The Sixth Circuit issued a short tongue-lashing this week, calling claims by former college athletes in Marshall v. ESPN, “a legal fantasy.” Former basketball and football players brought a putative class action against college athletic conferences and TV networks, claiming a right to the licensing of their names and images in the television broadcast of their college sports games. Without licenses from every player, the plaintiffs argued, those broadcasts are illegal.
“To state the plaintiffs’ theory in this case is nearly to refute it,” the unanimous panel held. The players grounded their claims in Tennessee state law on rights of publicity. But the Sixth Circuit ruled that Tennessee law does not recognize a “right of publicity” for the players in this context. The Tennessee statute contains an express exemption for “sports broadcast,” and the Court suggested that the statute is exclusive. The Court further concluded that there is no common law claim recognized in Tennessee courts.

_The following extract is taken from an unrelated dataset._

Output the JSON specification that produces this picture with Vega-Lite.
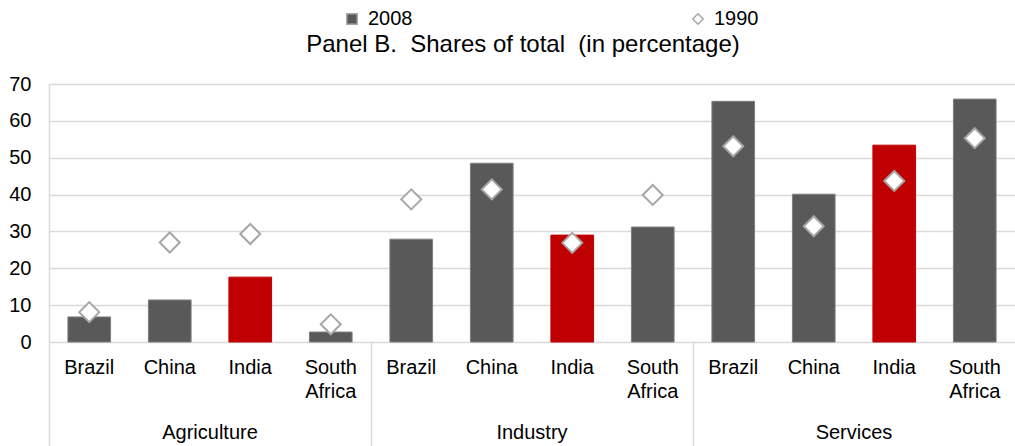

Based on the holding that no such licensing rights exist in this context, the Court also rejected a Sherman Act claim alleging a price-fixing scheme to fix the price of those rights at zero. A false endorsement claim under Lanham Act received similar cursory treatment. Plaintiffs alleged that defendants created a false perception that the athletes endorsed products being advertised during broadcasts. But, “[o]rdinary consumers have more sense than the theory itself does,” the panel explained.
This case turned on exceptions in Tennessee state law to rights of publicity. Whether such claims could remain viable under the law of other states is not addressed by the panel, although the opinion suggests courts will remain skeptical.